Here, students are the subject of the sentence—they are doing the registering. If we wrote students’ registering, we would imply that registering itself was the subject, and students’ was merely a possessive determiner. That is not the intended meaning, so the plain plural noun students is correct.
Cases Where the Possessive Is Clearly Needed
In other sentences, the action expressed by the gerund is the true subject, and the preceding noun functions more like an adjective specifying whose action we are talking about. For example:
“Sarah’s driving saved them from the accident.”
In this sentence, it is driving that saved them; Sarah’s simply tells us whose driving. The gerund phrase Sarah’s driving acts as a unit, and the possessive form is both grammatically appropriate and stylistically natural.
Borderline Cases and Authorial Choice
Not all examples are so clear-cut. Take the sentence:
“The father worried about his daughters’ going to the party alone.”
From a strictly grammatical perspective, daughters’ going treats going as the object of worry, with daughters’ modifying it possessively. This emphasises the act of going as the thing that concerns the father. However, some writers and readers find the plural possessive before a gerund slightly stiff or pedantic, especially in everyday contexts. They may prefer:
“The father worried about his daughters going to the party alone.”
In this version, daughters could be interpreted as the object of worry and going to the party alone as a participial phrase attached to it. Grammatically, both sentences can be defended, and in many contexts both will be understood in the same way.
Because such cases are hazy, style often becomes a matter of preference and consistency. A formal, traditional grammar approach may favour the possessive when the gerund functions clearly as a noun. More modern usage, especially in less formal prose, tends to omit the apostrophe unless clarity demands it.
Using Pronoun Substitution as a Test
One practical strategy for deciding whether to use a possessive before a gerund is to replace the noun with an appropriate pronoun and see what sounds natural. Returning to the examples above:
-
“Students registering for English classes …”
Try substituting they or their:- “They registering for English classes …” (incorrect)
- “Their registering for English classes …” (odd and ungrammatical in this context)
-
“Sarah’s driving saved them from the accident.”

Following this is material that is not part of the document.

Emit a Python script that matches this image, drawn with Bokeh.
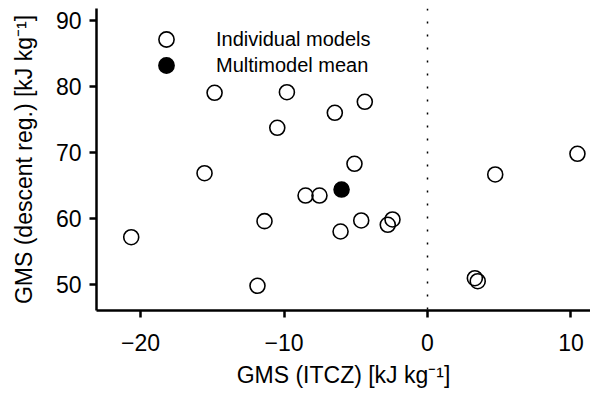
from bokeh.plotting import figure
from bokeh.models import Range1d, FixedTicker, Span, Legend, LegendItem
from bokeh.embed import file_html
from bokeh.resources import INLINE

# ---- data ----
gms_itcz = [-20.65, -11.85, -11.36, -15.54, -14.84, -9.80, -10.47, -6.46, -4.37, -5.09,
            -8.50, -7.53, -6.06, -4.62, -2.77, -2.44, 3.30, 3.50, 4.72, 10.45]
gms_descent = [57.17, 49.80, 59.60, 66.86, 79.05, 79.14, 73.74, 76.02, 77.68, 68.29,
               63.48, 63.48, 58.03, 59.70, 59.05, 59.85, 50.95, 50.50, 66.67, 69.80]
mean_itcz = [-5.99]
mean_descent = [64.39]

x_ticks = [-20, -10, 0, 10]
x_tick_labels = ["\u221220", "\u221210", "0", "10"]
y_ticks = [50, 60, 70, 80, 90]
y_tick_labels = ["50", "60", "70", "80", "90"]
legend_labels = ["Individual models", "Multimodel mean"]

FONT = "Liberation Sans"

p = figure(width=590, height=397, output_backend="svg", toolbar_location=None,
           x_range=Range1d(-23.07, 11.36), y_range=Range1d(46.06, 91.82),
           min_border_left=96, min_border_bottom=87, min_border_top=8, min_border_right=0)
p.outline_line_color = None
p.xgrid.visible = False
p.ygrid.visible = False
p.background_fill_color = "white"
p.border_fill_color = "white"

for ax in (p.xaxis[0], p.yaxis[0]):
    ax.axis_line_width = 2.5
    ax.axis_line_color = "black"
    ax.major_tick_line_width = 2.5
    ax.major_tick_line_color = "black"
    ax.major_tick_out = 7
    ax.major_tick_in = 0
    ax.minor_tick_line_color = None
    ax.major_label_text_font = FONT
    ax.major_label_text_font_size = "23px"
    ax.major_label_text_color = "black"
    ax.axis_label_text_font = FONT
    ax.axis_label_text_font_size = "23px"
    ax.axis_label_text_font_style = "normal"
    ax.axis_label_text_color = "black"

p.xaxis.ticker = FixedTicker(ticks=x_ticks)
p.xaxis.major_label_overrides = dict(zip(x_ticks, x_tick_labels))
p.yaxis.ticker = FixedTicker(ticks=y_ticks)
p.yaxis.major_label_overrides = dict(zip(y_ticks, y_tick_labels))
p.xaxis.major_label_standoff = 16
p.yaxis.major_label_standoff = 8
p.xaxis.axis_label_standoff = 8
p.yaxis.axis_label_standoff = 16
p.xaxis.axis_label = "GMS (ITCZ) [kJ kg\u207b\u00b9]"
p.yaxis.axis_label = "GMS (descent reg.) [kJ kg\u207b\u00b9]"

p.add_layout(Span(location=0, dimension="height", line_color="black",
                  line_width=1.5, line_dash="2 11"))

r_ind = p.scatter(gms_itcz, gms_descent, size=15, marker="circle",
                  fill_color=None, line_color="black", line_width=1.6)
r_mean = p.scatter(mean_itcz, mean_descent, size=15, marker="circle",
                   fill_color="black", line_color="black", line_width=1.6)

for label, rend, yoff in ((legend_labels[0], r_ind, 252), (legend_labels[1], r_mean, 226)):
    lg = Legend(items=[LegendItem(label=label, renderers=[rend])],
                location=(51, yoff), orientation="vertical",
                label_text_font=FONT, label_text_font_size="20px",
                label_text_color="black", label_standoff=31,
                glyph_width=38, glyph_height=38, label_height=38,
                spacing=0, padding=0, margin=0,
                border_line_color=None, background_fill_alpha=0)
    p.add_layout(lg, "center")

open("out.html", "w").write(file_html(p, INLINE))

Replace Sarah’s driving with she or her driving:- “She saved them from the accident.” (logical paraphrase)
- “Her driving saved them from the accident.” (perfectly natural)
-
“The father worried about his daughters’ going to the party alone.”

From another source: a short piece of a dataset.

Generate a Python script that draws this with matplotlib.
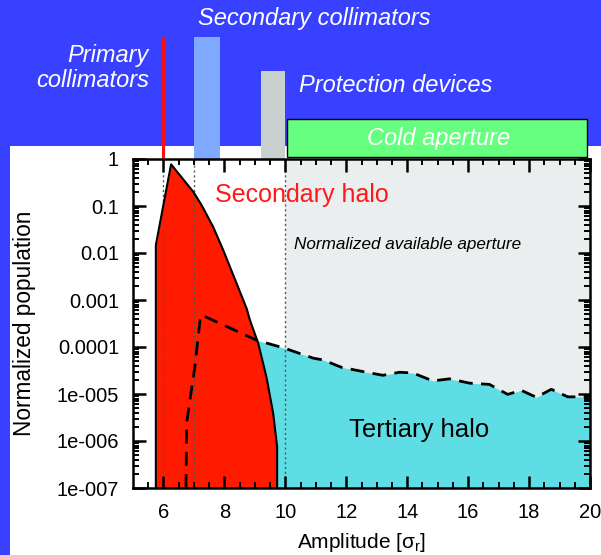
import matplotlib
matplotlib.use('Agg')
import matplotlib.pyplot as plt
from matplotlib.patches import Rectangle
from matplotlib.ticker import FixedLocator, FixedFormatter, LogLocator, NullFormatter, MultipleLocator

plt.rcParams['font.family'] = ['Liberation Sans', 'DejaVu Sans']
plt.rcParams['mathtext.fontset'] = 'custom'
plt.rcParams['mathtext.rm'] = 'Liberation Sans'
plt.rcParams['mathtext.it'] = 'Liberation Sans:italic'
for a in ('xtick', 'ytick'):
    plt.rcParams[f'{a}.direction'] = 'in'
    plt.rcParams[f'{a}.major.size'] = 0
    plt.rcParams[f'{a}.minor.size'] = 0
    plt.rcParams[f'{a}.labelsize'] = 14.5
    plt.rcParams[f'{a}.color'] = 'black'
plt.rcParams['xtick.major.pad'] = 11
plt.rcParams['ytick.major.pad'] = 10

# ── data ─────────────────────────────────────────────
secondary_x = [5.75, 6.25, 6.98, 7.25, 7.63, 7.96, 8.29, 8.73, 8.84, 9.11, 9.38, 9.6, 9.73, 9.73]
secondary_y = [0.0148, 0.77, 0.20, 0.105, 0.036, 0.0116, 0.0034, 6.6e-4, 3.7e-4, 1.2e-4, 2.3e-5, 3.9e-6, 7.6e-7, 1e-7]

tertiary_x = [6.74, 6.76, 6.87, 7.03, 7.2, 7.25, 9.05, 9.98, 10.91, 11.24, 11.84, 12.55, 13.2,
              13.75, 14.19, 14.84, 15.39, 16.05, 16.7, 17.3, 17.74, 18.24, 18.73, 19.27, 19.87, 20.0]
tertiary_y = [1e-7, 2.4e-6, 7.5e-6, 3.8e-5, 3.7e-4, 4.8e-4, 1.4e-4, 9.4e-5, 5.8e-5, 5.3e-5, 3.7e-5, 3.0e-5, 2.5e-5,
              2.9e-5, 2.8e-5, 1.9e-5, 2.1e-5, 1.7e-5, 1.6e-5, 9.8e-6, 1.2e-5, 8.5e-6, 1.26e-5, 8.7e-6, 8.7e-6, 9e-6]

primary_pos = 6.0
secondary_coll = (7.0, 7.85)
protection = (9.2, 10.0)
cold_aperture = (10.05, 19.9)

y_ticks = [1, 0.1, 0.01, 0.001, 1e-4, 1e-5, 1e-6, 1e-7]
y_labels = ['1', '0.1', '0.01', '0.001', '0.0001', '1e-005', '1e-006', '1e-007']
x_ticks = [6, 8, 10, 12, 14, 16, 18, 20]

# ── colours ──────────────────────────────────────────
BLUE = '#3741ff'
RED = '#ff1a00'
CYAN = '#5fdde5'
LGRAY = '#ebeeee'

W, H = 601, 555
fig = plt.figure(figsize=(W / 100, H / 100), dpi=100, facecolor=BLUE)
fig.patches.append(Rectangle((10 / W, 0), 1, (H - 146) / H, transform=fig.transFigure,
                             facecolor='white', edgecolor='none', zorder=-1))

ax_l, ax_r, ax_t, ax_b = 133, 590, 159, 488
ax = fig.add_axes([ax_l / W, 1 - ax_b / H, (ax_r - ax_l) / W, (ax_b - ax_t) / H])
ax.set_facecolor('white')
ax.set_yscale('log')
XLIM, YLIM = (5, 20), (1e-7, 1)
ax.set_xlim(*XLIM)
ax.set_ylim(*YLIM)

# available aperture background
ax.axvspan(10, 20, color=LGRAY, zorder=0, lw=0)
# tertiary halo under dashed line
ax.fill_between(tertiary_x, tertiary_y, 1e-7, color=CYAN, lw=0, zorder=0.5)
# secondary halo
ax.fill_between(secondary_x, secondary_y, 1e-7, color=RED, lw=0, zorder=0.8)
for xv in (primary_pos, secondary_coll[0], protection[1]):
    ax.axvline(xv, color='#555555', ls=(0, (1.5, 2)), lw=1, zorder=0.9)
dash, = ax.plot(tertiary_x, tertiary_y, color='black', lw=2, zorder=1.0)
dash.set_dashes((5, 3))
ax.plot([secondary_x[0]] + secondary_x, [1e-7] + secondary_y, color='black', lw=1.5, zorder=1.1)

ax.text(7.69, 0.17, 'Secondary halo', color='#ff1a1a', fontsize=18, va='center', zorder=5)
ax.text(12.1, 1.7e-6, 'Tertiary halo', color='black', fontsize=18.5, va='center', zorder=5)
ax.text(10.3, 0.0148, 'Normalized available aperture', color='black', fontsize=12.3,
        style='italic', va='center', zorder=5)

# ── axes styling ─────────────────────────────────────
ax.yaxis.set_major_locator(FixedLocator(y_ticks))
ax.yaxis.set_major_formatter(FixedFormatter(y_labels))
ax.yaxis.set_minor_locator(LogLocator(base=10, subs=range(2, 10), numticks=20))
ax.yaxis.set_minor_formatter(NullFormatter())
ax.xaxis.set_major_locator(FixedLocator(x_ticks))
ax.xaxis.set_minor_locator(MultipleLocator(0.5))
for s in ax.spines.values():
    s.set_linewidth(1.8)
    s.set_zorder(12)

# inward tick marks on all four sides, drawn as short segments
x_minor = [v for v in ax.xaxis.get_minorticklocs() if XLIM[0] < v < XLIM[1]]
y_minor = [v for v in ax.yaxis.get_minorticklocs() if YLIM[0] < v < YLIM[1]]
xt = ax.get_xaxis_transform()
yt = ax.get_yaxis_transform()
hx = 12.5 / (ax_b - ax_t)   # major tick length as axes fraction (vertical)
hy = 12.5 / (ax_r - ax_l)   # major tick length as axes fraction (horizontal)
for locs, f, lw in ((x_ticks, 1.0, 1.8), (x_minor, 0.5, 1.4)):
    ax.vlines(locs, 0, hx * f, transform=xt, colors='black', lw=lw, clip_on=False, zorder=11)
    ax.vlines(locs, 1 - hx * f, 1, transform=xt, colors='black', lw=lw, clip_on=False, zorder=11)
for locs, f, lw in ((y_ticks, 1.0, 1.8), (y_minor, 0.5, 1.4)):
    ax.hlines(locs, 0, hy * f, transform=yt, colors='black', lw=lw, clip_on=False, zorder=11)
    ax.hlines(locs, 1 - hy * f, 1, transform=yt, colors='black', lw=lw, clip_on=False, zorder=11)
ax.set_xlim(*XLIM)
ax.set_ylim(*YLIM)

ax.set_xlabel('Amplitude [σ$_\\mathrm{r}$]', fontsize=15, labelpad=6)
ax.set_ylabel('Normalized population', fontsize=16.3, labelpad=15)

# ── devices above the plot ───────────────────────────
bt = ax.get_xaxis_transform()
ax.plot([primary_pos, primary_pos], [1.0, 1.368], transform=bt, color='#ff1010', lw=2.2,
        clip_on=False, zorder=7)
ax.add_patch(Rectangle((secondary_coll[0], 1.0), secondary_coll[1] - secondary_coll[0], 0.371,
                       transform=bt, facecolor='#80aaff', edgecolor='none', clip_on=False))
ax.add_patch(Rectangle((protection[0], 1.0), protection[1] - protection[0], 0.267,
                       transform=bt, facecolor='#c8d0d0', edgecolor='none', clip_on=False))
ax.add_patch(Rectangle((cold_aperture[0], 1.006), cold_aperture[1] - cold_aperture[0], 0.116,
                       transform=bt, facecolor='#66ff80', edgecolor='black', lw=1, clip_on=False))
ax.set_xlim(*XLIM)
ax.set_ylim(*YLIM)

fig.text(314 / W, 1 - 18 / H, 'Secondary collimators', color='white', style='italic',
         fontsize=17, ha='center', va='center')
fig.text(149 / W, 1 - 68 / H, 'Primary\ncollimators', color='white', style='italic',
         fontsize=17, ha='right', va='center', linespacing=1.15)
fig.text(299 / W, 1 - 86 / H, 'Protection devices', color='white', style='italic',
         fontsize=17, ha='left', va='center')
fig.text(439 / W, 1 - 138 / H, 'Cold aperture', color='white', style='italic',
         fontsize=17, ha='center', va='center')

fig.savefig('out.png', dpi=100, facecolor=BLUE)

Try their going and them going:- “The father worried about their going to the party alone.”
- “The father worried about them going to the party alone.”

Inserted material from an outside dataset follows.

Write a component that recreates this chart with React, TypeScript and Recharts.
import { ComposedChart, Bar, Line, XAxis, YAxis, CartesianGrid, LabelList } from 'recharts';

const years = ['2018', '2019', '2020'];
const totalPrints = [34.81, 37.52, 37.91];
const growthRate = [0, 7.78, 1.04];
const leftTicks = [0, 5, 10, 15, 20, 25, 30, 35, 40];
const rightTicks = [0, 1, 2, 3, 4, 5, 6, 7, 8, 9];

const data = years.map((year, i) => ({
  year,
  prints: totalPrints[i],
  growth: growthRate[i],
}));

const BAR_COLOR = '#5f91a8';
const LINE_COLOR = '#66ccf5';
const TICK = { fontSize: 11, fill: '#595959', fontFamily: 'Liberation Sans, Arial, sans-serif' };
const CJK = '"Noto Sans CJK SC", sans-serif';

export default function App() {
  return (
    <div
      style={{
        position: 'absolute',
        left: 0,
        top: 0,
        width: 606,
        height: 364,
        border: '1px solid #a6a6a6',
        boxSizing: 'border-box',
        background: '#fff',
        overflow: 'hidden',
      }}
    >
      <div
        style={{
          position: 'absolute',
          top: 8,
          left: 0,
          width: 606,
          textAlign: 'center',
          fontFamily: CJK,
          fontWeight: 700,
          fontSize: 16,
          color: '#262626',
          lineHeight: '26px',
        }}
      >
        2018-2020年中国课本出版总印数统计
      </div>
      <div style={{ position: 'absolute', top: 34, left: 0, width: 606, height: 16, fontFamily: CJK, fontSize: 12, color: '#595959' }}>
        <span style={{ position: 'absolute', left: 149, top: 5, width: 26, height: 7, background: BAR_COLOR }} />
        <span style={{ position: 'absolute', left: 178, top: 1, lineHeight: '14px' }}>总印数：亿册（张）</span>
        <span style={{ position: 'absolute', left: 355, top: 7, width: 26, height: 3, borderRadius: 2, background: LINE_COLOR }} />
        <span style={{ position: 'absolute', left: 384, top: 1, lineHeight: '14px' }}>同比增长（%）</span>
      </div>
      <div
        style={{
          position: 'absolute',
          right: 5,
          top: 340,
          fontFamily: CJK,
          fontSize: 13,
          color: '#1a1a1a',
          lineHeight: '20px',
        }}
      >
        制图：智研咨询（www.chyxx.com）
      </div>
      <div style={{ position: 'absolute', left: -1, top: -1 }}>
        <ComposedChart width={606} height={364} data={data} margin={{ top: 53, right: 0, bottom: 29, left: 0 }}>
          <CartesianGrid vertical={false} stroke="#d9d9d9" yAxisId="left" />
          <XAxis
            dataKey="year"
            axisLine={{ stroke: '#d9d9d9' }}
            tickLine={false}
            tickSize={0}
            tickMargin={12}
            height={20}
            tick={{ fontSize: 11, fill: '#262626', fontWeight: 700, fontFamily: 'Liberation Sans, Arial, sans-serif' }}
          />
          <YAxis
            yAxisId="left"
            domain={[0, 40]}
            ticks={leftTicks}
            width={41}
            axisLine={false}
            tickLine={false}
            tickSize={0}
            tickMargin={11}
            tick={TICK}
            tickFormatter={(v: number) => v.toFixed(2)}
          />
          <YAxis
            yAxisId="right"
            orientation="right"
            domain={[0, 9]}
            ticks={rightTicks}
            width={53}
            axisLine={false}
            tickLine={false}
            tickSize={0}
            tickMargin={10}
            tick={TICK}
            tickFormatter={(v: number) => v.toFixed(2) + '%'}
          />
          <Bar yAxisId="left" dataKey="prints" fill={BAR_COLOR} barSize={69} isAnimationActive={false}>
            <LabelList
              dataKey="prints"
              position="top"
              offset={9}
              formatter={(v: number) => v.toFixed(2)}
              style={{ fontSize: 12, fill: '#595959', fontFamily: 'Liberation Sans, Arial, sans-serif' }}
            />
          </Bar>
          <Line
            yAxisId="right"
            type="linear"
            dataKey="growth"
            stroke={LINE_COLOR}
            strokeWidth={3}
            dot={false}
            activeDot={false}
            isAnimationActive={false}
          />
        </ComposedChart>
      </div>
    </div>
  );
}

In ambiguous cases, choose the form that feels most natural to you and aligns with your target journal’s style, then apply that choice consistently throughout your document. Consistency is often more important than a theoretical distinction that readers will not consciously notice.
Conclusion
Possessive forms in English are mostly predictable, but the language also contains a number of oddities that can trap even careful writers. Independent possessive pronouns such as ours, yours, hers and theirs take an s but never an apostrophe. The tiny difference between its and it’s signals a crucial contrast between possession and contraction. Historical and institutional names may drop apostrophes despite having possessive origins, and the relative pronoun whose provides a unique, apostrophe-free possessive for both who and, at times, which. Finally, nouns before gerunds occupy a grey area in which the possessive is sometimes required, sometimes incorrect and sometimes simply a matter of stylistic taste.
For academic and scientific authors, understanding these subtleties is not a matter of pedantry but of professionalism. Correct and consistent possessive forms help ensure that manuscripts read smoothly and do not distract reviewers and readers with avoidable errors. By paying attention to the special cases outlined in this article and by using practical tests such as pronoun substitution, you can approach even the most troublesome possessives with confidence.